BRIEF
Assemble all lines in which the string "standalone" appears.

Stored data entries

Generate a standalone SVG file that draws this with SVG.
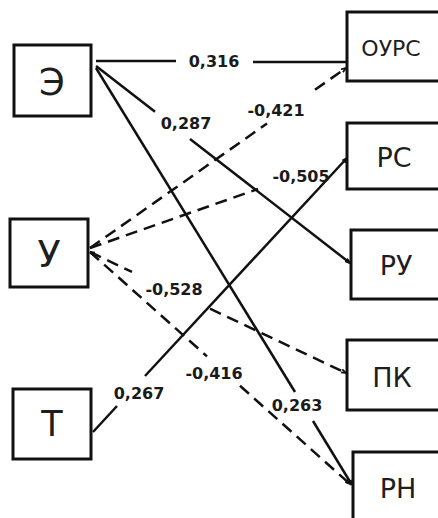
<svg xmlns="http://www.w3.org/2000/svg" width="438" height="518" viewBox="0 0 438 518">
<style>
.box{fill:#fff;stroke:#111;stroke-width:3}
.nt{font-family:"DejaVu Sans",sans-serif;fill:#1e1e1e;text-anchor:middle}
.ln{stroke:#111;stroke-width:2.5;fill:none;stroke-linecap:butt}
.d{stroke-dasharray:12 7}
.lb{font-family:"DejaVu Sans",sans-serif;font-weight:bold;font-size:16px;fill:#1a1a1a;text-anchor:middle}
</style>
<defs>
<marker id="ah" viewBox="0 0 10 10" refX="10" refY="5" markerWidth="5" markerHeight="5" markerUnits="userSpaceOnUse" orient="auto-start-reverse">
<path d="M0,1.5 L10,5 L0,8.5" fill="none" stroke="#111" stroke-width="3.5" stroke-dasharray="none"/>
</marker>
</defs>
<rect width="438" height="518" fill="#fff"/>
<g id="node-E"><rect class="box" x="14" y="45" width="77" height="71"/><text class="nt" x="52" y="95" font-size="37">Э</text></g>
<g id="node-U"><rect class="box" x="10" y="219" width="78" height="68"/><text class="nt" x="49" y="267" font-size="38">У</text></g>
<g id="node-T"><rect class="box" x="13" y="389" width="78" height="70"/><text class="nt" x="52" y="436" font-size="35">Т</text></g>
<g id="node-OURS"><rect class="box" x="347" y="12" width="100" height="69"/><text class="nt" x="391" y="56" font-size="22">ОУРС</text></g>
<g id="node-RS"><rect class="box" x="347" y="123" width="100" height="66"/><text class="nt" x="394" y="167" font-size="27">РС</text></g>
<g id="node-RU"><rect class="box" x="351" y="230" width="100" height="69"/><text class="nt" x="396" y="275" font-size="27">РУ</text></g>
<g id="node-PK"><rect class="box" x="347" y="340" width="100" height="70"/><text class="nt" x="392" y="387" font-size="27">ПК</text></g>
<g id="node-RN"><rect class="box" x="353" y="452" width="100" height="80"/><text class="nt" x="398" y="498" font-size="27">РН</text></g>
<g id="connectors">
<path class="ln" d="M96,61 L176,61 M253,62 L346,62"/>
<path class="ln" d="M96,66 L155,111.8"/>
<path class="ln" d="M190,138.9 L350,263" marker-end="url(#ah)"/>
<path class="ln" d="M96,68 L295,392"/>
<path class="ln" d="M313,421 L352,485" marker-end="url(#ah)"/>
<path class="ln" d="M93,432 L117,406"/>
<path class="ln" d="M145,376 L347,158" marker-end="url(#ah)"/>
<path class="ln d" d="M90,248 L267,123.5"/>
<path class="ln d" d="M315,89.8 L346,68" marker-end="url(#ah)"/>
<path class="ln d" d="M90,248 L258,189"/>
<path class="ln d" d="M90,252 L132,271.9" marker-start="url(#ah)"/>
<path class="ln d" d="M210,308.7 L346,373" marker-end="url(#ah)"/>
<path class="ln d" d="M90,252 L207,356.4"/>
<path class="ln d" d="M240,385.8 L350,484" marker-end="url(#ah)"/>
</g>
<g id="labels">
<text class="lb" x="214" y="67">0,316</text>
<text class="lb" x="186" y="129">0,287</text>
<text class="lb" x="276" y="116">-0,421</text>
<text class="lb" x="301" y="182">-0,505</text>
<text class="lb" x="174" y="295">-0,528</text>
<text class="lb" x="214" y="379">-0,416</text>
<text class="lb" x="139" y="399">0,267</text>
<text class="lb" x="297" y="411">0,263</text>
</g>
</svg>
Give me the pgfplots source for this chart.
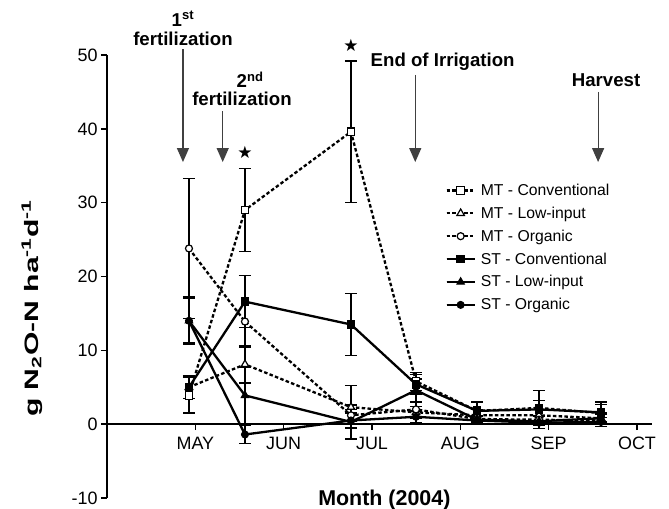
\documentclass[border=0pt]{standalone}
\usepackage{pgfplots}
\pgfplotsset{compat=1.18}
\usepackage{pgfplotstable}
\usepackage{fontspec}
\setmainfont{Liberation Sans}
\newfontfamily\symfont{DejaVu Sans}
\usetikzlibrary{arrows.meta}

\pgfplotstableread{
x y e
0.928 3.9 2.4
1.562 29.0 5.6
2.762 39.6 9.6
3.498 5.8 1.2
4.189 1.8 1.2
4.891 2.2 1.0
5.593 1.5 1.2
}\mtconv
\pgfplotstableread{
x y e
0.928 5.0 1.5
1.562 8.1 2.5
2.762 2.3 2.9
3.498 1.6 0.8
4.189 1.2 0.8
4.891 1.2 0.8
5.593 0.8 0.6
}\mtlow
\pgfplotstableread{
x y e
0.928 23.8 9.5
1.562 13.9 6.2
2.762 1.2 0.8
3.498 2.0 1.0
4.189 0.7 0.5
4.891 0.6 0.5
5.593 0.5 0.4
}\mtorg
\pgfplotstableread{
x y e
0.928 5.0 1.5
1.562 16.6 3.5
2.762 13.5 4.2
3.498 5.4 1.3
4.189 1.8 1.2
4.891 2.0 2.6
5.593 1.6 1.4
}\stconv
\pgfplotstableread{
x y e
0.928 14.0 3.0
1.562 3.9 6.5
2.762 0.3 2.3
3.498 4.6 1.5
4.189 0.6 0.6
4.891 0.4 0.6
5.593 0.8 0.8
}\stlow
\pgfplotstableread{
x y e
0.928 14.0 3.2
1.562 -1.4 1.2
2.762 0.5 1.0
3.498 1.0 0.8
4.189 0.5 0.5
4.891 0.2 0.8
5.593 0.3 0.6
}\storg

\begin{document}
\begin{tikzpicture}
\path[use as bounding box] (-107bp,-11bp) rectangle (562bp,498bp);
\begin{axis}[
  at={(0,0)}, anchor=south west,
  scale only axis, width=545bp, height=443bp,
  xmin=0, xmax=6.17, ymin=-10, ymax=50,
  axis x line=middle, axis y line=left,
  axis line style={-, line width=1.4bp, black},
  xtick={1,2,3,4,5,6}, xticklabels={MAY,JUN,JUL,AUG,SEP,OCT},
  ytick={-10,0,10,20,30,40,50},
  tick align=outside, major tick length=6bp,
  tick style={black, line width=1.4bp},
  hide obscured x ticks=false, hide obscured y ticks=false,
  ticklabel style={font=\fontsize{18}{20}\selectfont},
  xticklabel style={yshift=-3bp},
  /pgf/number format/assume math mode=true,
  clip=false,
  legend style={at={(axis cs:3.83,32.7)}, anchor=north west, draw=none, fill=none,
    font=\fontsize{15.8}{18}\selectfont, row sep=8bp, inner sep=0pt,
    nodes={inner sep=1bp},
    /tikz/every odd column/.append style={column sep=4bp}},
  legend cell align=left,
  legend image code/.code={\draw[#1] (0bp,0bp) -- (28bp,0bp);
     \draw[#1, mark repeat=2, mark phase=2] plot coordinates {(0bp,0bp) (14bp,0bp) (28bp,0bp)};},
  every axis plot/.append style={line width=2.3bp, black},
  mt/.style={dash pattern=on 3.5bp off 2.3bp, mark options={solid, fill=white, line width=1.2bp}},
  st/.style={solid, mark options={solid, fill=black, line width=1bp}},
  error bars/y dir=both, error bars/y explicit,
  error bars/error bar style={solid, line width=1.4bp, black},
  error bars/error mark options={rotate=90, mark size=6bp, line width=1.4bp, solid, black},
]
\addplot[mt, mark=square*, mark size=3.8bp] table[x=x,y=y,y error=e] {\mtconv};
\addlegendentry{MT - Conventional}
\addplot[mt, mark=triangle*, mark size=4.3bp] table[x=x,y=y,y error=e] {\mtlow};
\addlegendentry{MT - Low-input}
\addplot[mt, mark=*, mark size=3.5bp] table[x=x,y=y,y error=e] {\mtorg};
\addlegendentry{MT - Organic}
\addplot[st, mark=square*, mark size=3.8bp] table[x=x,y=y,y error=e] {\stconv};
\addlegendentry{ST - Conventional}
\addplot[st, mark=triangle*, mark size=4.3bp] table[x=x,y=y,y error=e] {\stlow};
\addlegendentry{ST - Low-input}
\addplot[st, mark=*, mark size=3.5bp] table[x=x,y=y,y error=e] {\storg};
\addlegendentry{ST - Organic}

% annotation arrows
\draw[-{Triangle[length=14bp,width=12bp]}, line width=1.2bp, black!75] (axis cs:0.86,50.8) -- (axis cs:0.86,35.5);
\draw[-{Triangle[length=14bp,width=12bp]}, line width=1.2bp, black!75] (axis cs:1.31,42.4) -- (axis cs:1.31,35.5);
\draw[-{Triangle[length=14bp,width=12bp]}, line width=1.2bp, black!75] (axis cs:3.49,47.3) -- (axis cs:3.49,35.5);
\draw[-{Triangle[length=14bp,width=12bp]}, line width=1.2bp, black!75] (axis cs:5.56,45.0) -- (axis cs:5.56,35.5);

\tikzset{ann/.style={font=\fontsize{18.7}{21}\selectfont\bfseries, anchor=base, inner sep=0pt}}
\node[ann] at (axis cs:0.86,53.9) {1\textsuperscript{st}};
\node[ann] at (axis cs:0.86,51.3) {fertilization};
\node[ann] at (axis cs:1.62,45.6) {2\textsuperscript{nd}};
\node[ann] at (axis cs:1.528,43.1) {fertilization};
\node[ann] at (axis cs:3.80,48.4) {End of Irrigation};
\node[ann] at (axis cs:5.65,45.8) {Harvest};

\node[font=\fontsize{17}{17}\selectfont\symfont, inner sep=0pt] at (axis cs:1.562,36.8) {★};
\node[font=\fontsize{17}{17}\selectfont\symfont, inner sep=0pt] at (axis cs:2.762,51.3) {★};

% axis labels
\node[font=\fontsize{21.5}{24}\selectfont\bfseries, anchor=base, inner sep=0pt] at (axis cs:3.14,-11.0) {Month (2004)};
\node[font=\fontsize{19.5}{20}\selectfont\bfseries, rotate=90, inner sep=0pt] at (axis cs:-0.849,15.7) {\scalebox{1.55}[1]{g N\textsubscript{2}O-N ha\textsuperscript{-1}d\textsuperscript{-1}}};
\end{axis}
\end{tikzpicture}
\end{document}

RESULT
Generate a standalone SVG file that draws this with SVG.
\documentclass[border=0pt]{standalone}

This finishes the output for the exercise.